### Stated task
Everything from the first line down to the line containing "import matplotlib.pyplot as plt" is to be retyped exactly, both ends included, with pictures left out.

### Dataset section
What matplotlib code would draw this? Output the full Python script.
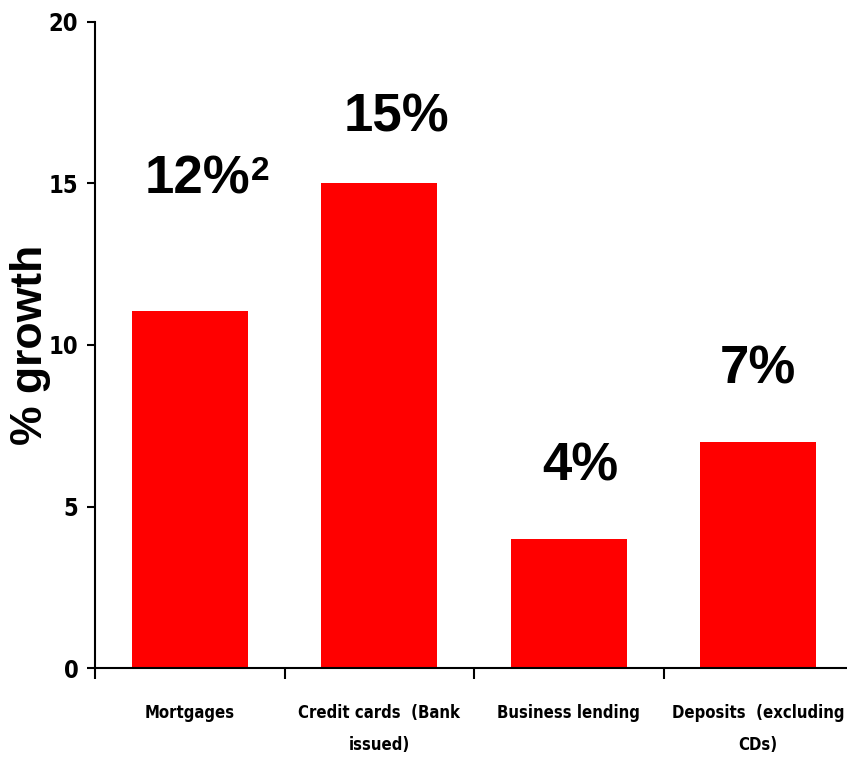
import numpy as np
import matplotlib
matplotlib.use("Agg")
import matplotlib.pyplot as plt

# growth figures per product line
categories = ["Mortgages", "Credit cards  (Bank\nissued)", "Business lending", "Deposits  (excluding\nCDs)"]
growth = [11.05, 15.0, 4.0, 7.0]
value_labels = ["12%", "15%", "4%", "7%"]
footnotes = ["2", "", "", ""]
label_heights = [14.7, 16.6, 5.8, 8.8]
label_dx = [0.04, 0.09, 0.06, 0.0]
yticks = [0, 5, 10, 15, 20]

fig = plt.figure(figsize=(8.47, 7.63), dpi=100)
ax = fig.add_axes([95 / 847, 95 / 763, 758 / 847, 646 / 763])

x = np.arange(len(categories))
ax.bar(x, growth, width=0.61, color="#ff0000", zorder=2)

for xi, txt, note, h, dx in zip(x, value_labels, footnotes, label_heights, label_dx):
    t = ax.text(xi + dx, h, txt, ha="center", va="baseline",
                fontsize=38, fontweight="bold", family="Liberation Sans")
    if note:
        # superscript footnote marker hung off the top-right of the value
        ax.annotate(note, xy=(1.01, 0.97), xycoords=t, ha="left", va="top",
                    fontsize=24, fontweight="bold", family="Liberation Sans")

ax.set_xlim(-0.5, 3.5)
ax.set_ylim(0, 20)
ax.set_yticks(yticks)
ax.set_yticklabels([str(t) for t in yticks], family="DejaVu Sans", fontstretch="condensed",
                   fontweight="bold", fontsize=17)

# category ticks sit on the boundaries, labels in the middle
ax.set_xticks(np.arange(-0.5, 3.6, 1.0))
ax.set_xticklabels([])
ax.set_xticks(x, minor=True)
ax.set_xticklabels(categories, minor=True, family="DejaVu Sans", fontstretch="condensed",
                   fontweight="bold", fontsize=12, linespacing=2.0, va="top")
ax.tick_params(axis="x", which="minor", length=0, pad=26)
ax.tick_params(axis="x", which="major", length=8, width=1.5, direction="out")
ax.tick_params(axis="y", length=6, width=1.5, direction="out", pad=6)

for side in ["top", "right"]:
    ax.spines[side].set_visible(False)
for side in ["left", "bottom"]:
    ax.spines[side].set_linewidth(1.5)

ax.set_ylabel("% growth", fontsize=32, fontweight="bold", family="Liberation Sans")
ax.yaxis.set_label_coords(-44 / 758, 0.5)

fig.savefig("out.png", dpi=100)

### Written answer
What matplotlib code would draw this? Output the full Python script.
import numpy as np
import matplotlib
matplotlib.use("Agg")
import matplotlib.pyplot as plt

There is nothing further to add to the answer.